1751 May 6 (Monday). A.M. at the New House. Mr. Jonathan Forbush and Mr. Ebenezer Rice there with me. Mr. Forbush prizes Mr. Rice’s Boards which he has spar’d to me. The price falls so much below Mr. Rice’s Expectation that I agree not to use ‘em till he is better Satisfy’d. Mr. Biglo Spends Some Hours in building a Wall against the Bank of Gravel which came out of my Cellar. N.B. frequent high Winds. Towards evening I visited Eliezer Rice who is Sick of a Fever. He and his wife also were so fervent for forgiveness and Reconcilement that I gave him my Hand — but as to the Doctrine of Original Sin, I told him, I would wave every Thought at present, as he was not now able to undergo Discourse and Dispute.
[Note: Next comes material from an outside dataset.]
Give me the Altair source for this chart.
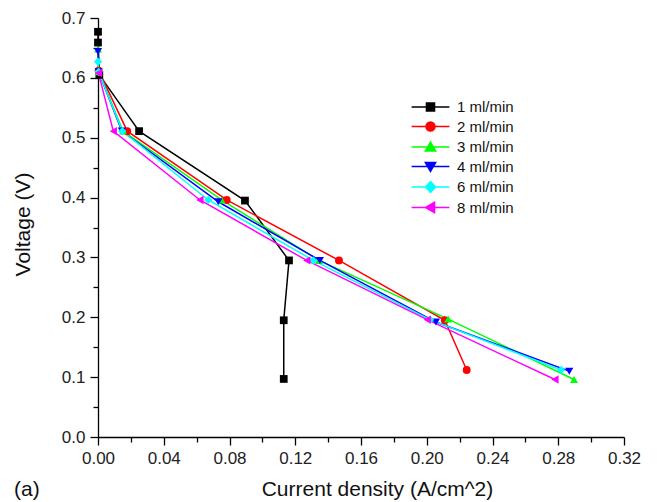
import altair as alt
import pandas as pd

flows = ["1 ml/min", "2 ml/min", "3 ml/min", "4 ml/min", "6 ml/min", "8 ml/min"]

current_1 = [0.0000, 0.0000, 0.0008, 0.0250, 0.0894, 0.1162, 0.1130, 0.1130]
voltage_1 = [0.677, 0.659, 0.605, 0.511, 0.395, 0.295, 0.195, 0.097]

current_2 = [0.0004, 0.0178, 0.0783, 0.1466, 0.2110, 0.2243]
voltage_2 = [0.612, 0.511, 0.396, 0.295, 0.195, 0.112]

current_3 = [0.0000, 0.0004, 0.0152, 0.0752, 0.1345, 0.2130, 0.2896]
voltage_3 = [0.648, 0.610, 0.511, 0.396, 0.295, 0.197, 0.096]

current_4 = [0.0000, 0.0004, 0.0145, 0.0732, 0.1350, 0.2056, 0.2867]
voltage_4 = [0.644, 0.610, 0.511, 0.393, 0.295, 0.192, 0.110]

current_6 = [0.0000, 0.0004, 0.0148, 0.0671, 0.1310, 0.2020, 0.2817]
voltage_6 = [0.627, 0.610, 0.511, 0.396, 0.295, 0.196, 0.112]

current_8 = [0.0003, 0.0093, 0.0620, 0.1270, 0.2003, 0.2780]
voltage_8 = [0.608, 0.511, 0.396, 0.295, 0.196, 0.096]

x_ticks = [0.00, 0.02, 0.04, 0.06, 0.08, 0.10, 0.12, 0.14, 0.16, 0.18, 0.20,
           0.22, 0.24, 0.26, 0.28, 0.30, 0.32]
y_ticks = [0.00, 0.05, 0.10, 0.15, 0.20, 0.25, 0.30, 0.35, 0.40, 0.45, 0.50,
           0.55, 0.60, 0.65, 0.70]

colors = ["#000000", "#ff0000", "#00ff00", "#0000ff", "#00ffff", "#ff00ff"]
shapes = ["square", "circle", "triangle-up", "triangle-down", "diamond", "triangle-left"]
sizes = [60, 70, 85, 85, 95, 85]
legend_shapes = [
    "M-4.2,0H4.2M-0.9,-0.9H0.9V0.9H-0.9Z",
    "M-4.2,0H4.2M-1,0A1,1,0,1,0,1,0A1,1,0,1,0,-1,0Z",
    "M-4.2,0H4.2M0,-1.1L1.15,0.9H-1.15Z",
    "M-4.2,0H4.2M0,1.1L1.15,-0.9H-1.15Z",
    "M-4.2,0H4.2M0,-1.2L1.1,0L0,1.2L-1.1,0Z",
    "M-4.2,0H4.2M-1.1,0L0.9,-1.15V1.15Z",
]

currents = [current_1, current_2, current_3, current_4, current_6, current_8]
voltages = [voltage_1, voltage_2, voltage_3, voltage_4, voltage_6, voltage_8]

rows = []
for name, xs, ys in zip(flows, currents, voltages):
    for i, (xv, yv) in enumerate(zip(xs, ys)):
        rows.append({"series": name, "idx": i, "current": xv, "voltage": yv})
df = pd.DataFrame(rows)

FONT = "Liberation Sans"

x_enc = alt.X(
    "current:Q",
    scale=alt.Scale(domain=[0, 0.32], nice=False, zero=False),
    axis=alt.Axis(
        values=x_ticks,
        labelExpr="round(datum.value*100) % 4 == 0 ? format(datum.value, '.2f') : ''",
        tickSize={"condition": {"test": "round(datum.value*100) % 4 == 0", "value": 8}, "value": 5},
        title="Current density (A/cm^2)",
        titleX=279,
        titleY=58,
        titleBaseline="alphabetic",
        labelFlush=False,
        labelOverlap=False,
        labelPadding=5,
        grid=False,
    ),
)
y_enc = alt.Y(
    "voltage:Q",
    scale=alt.Scale(domain=[0, 0.7], nice=False, zero=False),
    axis=alt.Axis(
        values=y_ticks,
        labelExpr="round(datum.value*100) % 10 == 0 ? format(datum.value, '.1f') : ''",
        tickSize={"condition": {"test": "round(datum.value*100) % 10 == 0", "value": 8}, "value": 5},
        title="Voltage (V)",
        titleX=-75,
        titleY=206,
        titleAngle=270,
        titleAlign="center",
        titleBaseline="middle",
        labelFlush=False,
        labelOverlap=False,
        labelPadding=5,
        grid=False,
    ),
)

color_scale = alt.Scale(domain=flows, range=colors)

base = alt.Chart(df)

lines = base.mark_line(strokeWidth=1.5).encode(
    x=x_enc,
    y=y_enc,
    color=alt.Color("series:N", scale=color_scale, legend=None),
    order=alt.Order("idx:Q"),
)

points = base.mark_point(filled=True, opacity=1).encode(
    x=x_enc,
    y=y_enc,
    color=alt.Color("series:N", scale=color_scale, legend=None),
    shape=alt.Shape("series:N", scale=alt.Scale(domain=flows, range=shapes), legend=None),
    size=alt.Size("series:N", scale=alt.Scale(domain=flows, range=sizes), legend=None),
)

visible = alt.layer(lines, points)

leg = alt.Legend(
    title=None,
    orient="none",
    legendX=325,
    legendY=81.5,
    symbolSize=81,
    symbolStrokeWidth=1.5,
    symbolOpacity=1,
    labelFontSize=15,
    labelFont=FONT,
    labelColor="#111111",
    labelOffset=19,
    rowPadding=3.5,
)

legend_layer = base.transform_filter("false").mark_point(filled=True, strokeWidth=1.5).encode(
    x=x_enc,
    y=y_enc,
    color=alt.Color("series:N", scale=color_scale, legend=leg),
    stroke=alt.Stroke("series:N", scale=alt.Scale(domain=flows, range=colors), legend=leg),
    shape=alt.Shape("series:N", scale=alt.Scale(domain=flows, range=legend_shapes), legend=leg),
)

chart = alt.layer(visible, legend_layer).resolve_scale(
    color="independent", shape="independent", stroke="independent"
).properties(
    width=526,
    height=419,
    autosize=alt.AutoSizeParams(type="none"),
    padding={"left": 90, "top": 10, "right": 25, "bottom": 64},
    title=alt.TitleParams(
        "(a)", orient="bottom", anchor="start", frame="group", fontSize=21,
        fontWeight="normal", font=FONT, color="#111111", dx=-84, dy=-24,
    ),
).configure_view(stroke=None).configure_axis(
    domainColor="#000000",
    domainWidth=1.3,
    tickColor="#000000",
    tickWidth=1.3,
    labelFont=FONT,
    labelFontSize=17,
    labelColor="#222222",
    titleFont=FONT,
    titleFontSize=21,
    titleFontWeight="normal",
    titleColor="#111111",
)

chart.save("out.html", embed_options={"renderer": "svg", "actions": False})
We part’d friendly. Brother Hicks had been at my House and was gone to Cambridge. When I came home, found Mr. Edwards of Northampton, who was in his Return home from Boston. He and Colonel Timothy Dwight have been endeavouring to have a Council to sit at Northampton next week to advise the small part of people there whether it is best to have Mr. Edwards install’d over them, or not.
Parkman’s brother-in-law, John Hicks of Sutton.
The great Jonathan Edwards.
Dwight and other friends and supporters of Edwards were working to establish a new church in Northampton for the dismissed preacher. James R. Trumbull, History of Northampton (Northampton, 1898, 1902), II, 228, 233-234.